The draft model essentially predicts the next token quickly, enabling you to start generating the subsequent token in parallel. If the guess is right, the second generated token is correct. If it is wrong, the second generated token is also potentially wrong, so it must be generated again using the correct prior token obtained through the big model.
A poor draft model will simply slow down the process without affecting the output.
- furyofantares 17 hours ago
  
  > If the guess is right
  This is the crux. What makes the guess "right"?
  I think the acceptance criteria is not that the token is exactly the token the big model would have produced. It's accepted of the big model verifies that the probability of that token was high enough.
  How close it is to the same output (or same distribution of outputs) you'd get from running the big model would be dependent on temperature, top-k, top-p settings, or other inference parameters.
  
  7 replies →
petu 17 hours ago

Speculative decoding batches multiple completions on all possible outcomes (0/1/2 draft tokens accepted) and sees if big model deviates at any point -- thus verifying each token. So there's no difference in output.

ac29 13 hours ago

Memory and compute/energy overhead

moffkalast 16 hours ago

It's based on taking advantage of spare compute if you have it.

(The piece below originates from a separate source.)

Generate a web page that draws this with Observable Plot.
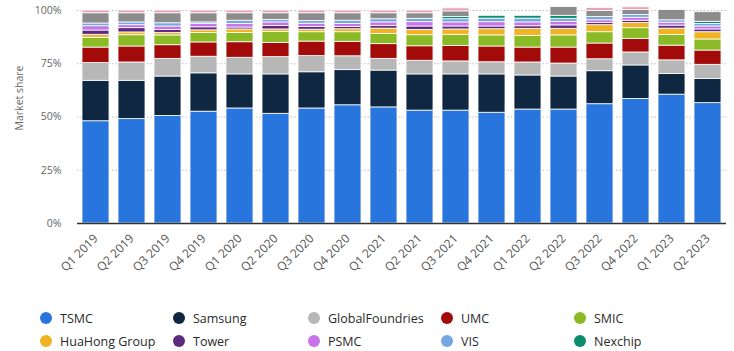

A tiny model generates a few steps ahead first, then the large one runs batch inference on all of those at once as if you are at that point in time. If they all check out afterwards it jumps ahead, otherwise it discards and goes onto the next one.

Not sure about this implementation, but conceptually it only works well on very capable GPUs for very predictable output. Typical speedup is about 30%, not sure how google is claiming 250% which is ridiculous.

And if you don't have enough compute, then you get negative speedup from all the extra overhead.